◆ TASK: Type out the data exactly as given. Skip any image.

◆ MATERIAL:
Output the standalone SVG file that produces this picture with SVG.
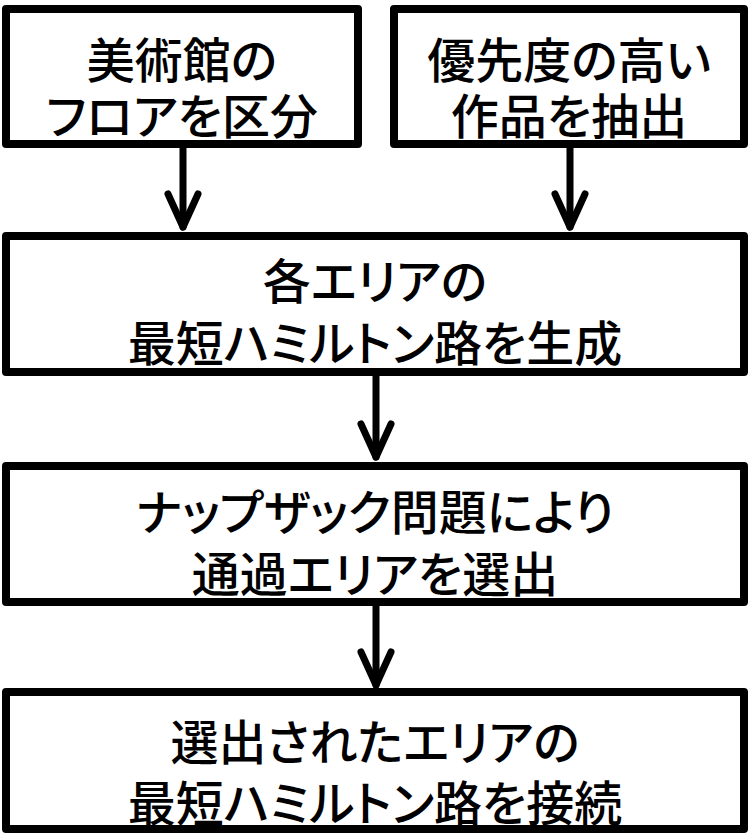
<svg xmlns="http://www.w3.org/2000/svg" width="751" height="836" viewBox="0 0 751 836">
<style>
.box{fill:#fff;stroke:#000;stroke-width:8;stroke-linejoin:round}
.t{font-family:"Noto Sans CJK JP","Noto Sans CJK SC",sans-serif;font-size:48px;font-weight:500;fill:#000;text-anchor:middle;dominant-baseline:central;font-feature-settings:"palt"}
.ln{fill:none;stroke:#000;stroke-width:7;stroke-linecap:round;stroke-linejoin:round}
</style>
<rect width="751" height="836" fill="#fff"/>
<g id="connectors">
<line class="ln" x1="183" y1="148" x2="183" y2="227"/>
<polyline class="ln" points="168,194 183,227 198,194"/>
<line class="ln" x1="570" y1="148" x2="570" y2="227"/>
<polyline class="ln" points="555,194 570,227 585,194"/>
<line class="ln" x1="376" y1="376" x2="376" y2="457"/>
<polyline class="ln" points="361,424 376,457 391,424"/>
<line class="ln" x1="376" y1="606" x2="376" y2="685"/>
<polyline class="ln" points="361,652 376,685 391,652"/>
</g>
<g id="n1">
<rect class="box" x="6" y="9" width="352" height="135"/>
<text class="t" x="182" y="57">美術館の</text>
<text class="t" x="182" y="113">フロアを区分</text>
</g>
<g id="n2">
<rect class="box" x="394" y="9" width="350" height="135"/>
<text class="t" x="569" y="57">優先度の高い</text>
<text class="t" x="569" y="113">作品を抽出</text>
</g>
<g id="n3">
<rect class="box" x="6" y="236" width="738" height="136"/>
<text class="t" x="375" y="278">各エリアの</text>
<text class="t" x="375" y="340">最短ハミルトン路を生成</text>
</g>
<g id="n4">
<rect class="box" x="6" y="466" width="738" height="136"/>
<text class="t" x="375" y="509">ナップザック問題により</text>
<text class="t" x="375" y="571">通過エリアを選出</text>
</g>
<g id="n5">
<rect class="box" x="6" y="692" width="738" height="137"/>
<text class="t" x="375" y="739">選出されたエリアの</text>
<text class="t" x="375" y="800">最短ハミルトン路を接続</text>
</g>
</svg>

◆ IN RESPONSE:
Output the standalone SVG file that produces this picture with SVG.
<svg xmlns="http://www.w3.org/2000/svg" width="751" height="836" viewBox="0 0 751 836">
<style>
.box{fill:#fff;stroke:#000;stroke-width:8;stroke-linejoin:round}
.t{font-family:"Noto Sans CJK JP","Noto Sans CJK SC",sans-serif;font-size:48px;font-weight:500;fill:#000;text-anchor:middle;dominant-baseline:central;font-feature-settings:"palt"}
.ln{fill:none;stroke:#000;stroke-width:7;stroke-linecap:round;stroke-linejoin:round}
</style>
<rect width="751" height="836" fill="#fff"/>
<g id="connectors">
<line class="ln" x1="183" y1="148" x2="183" y2="227"/>
<polyline class="ln" points="168,194 183,227 198,194"/>
<line class="ln" x1="570" y1="148" x2="570" y2="227"/>
<polyline class="ln" points="555,194 570,227 585,194"/>
<line class="ln" x1="376" y1="376" x2="376" y2="457"/>
<polyline class="ln" points="361,424 376,457 391,424"/>
<line class="ln" x1="376" y1="606" x2="376" y2="685"/>
<polyline class="ln" points="361,652 376,685 391,652"/>
</g>
<g id="n1">
<rect class="box" x="6" y="9" width="352" height="135"/>
<text class="t" x="182" y="57">美術館の</text>
<text class="t" x="182" y="113">フロアを区分</text>
</g>
<g id="n2">
<rect class="box" x="394" y="9" width="350" height="135"/>
<text class="t" x="569" y="57">優先度の高い</text>
<text class="t" x="569" y="113">作品を抽出</text>
</g>
<g id="n3">
<rect class="box" x="6" y="236" width="738" height="136"/>
<text class="t" x="375" y="278">各エリアの</text>
<text class="t" x="375" y="340">最短ハミルトン路を生成</text>
</g>
<g id="n4">
<rect class="box" x="6" y="466" width="738" height="136"/>
<text class="t" x="375" y="509">ナップザック問題により</text>
<text class="t" x="375" y="571">通過エリアを選出</text>
</g>
<g id="n5">
<rect class="box" x="6" y="692" width="738" height="137"/>
<text class="t" x="375" y="739">選出されたエリアの</text>
<text class="t" x="375" y="800">最短ハミルトン路を接続</text>
</g>
</svg>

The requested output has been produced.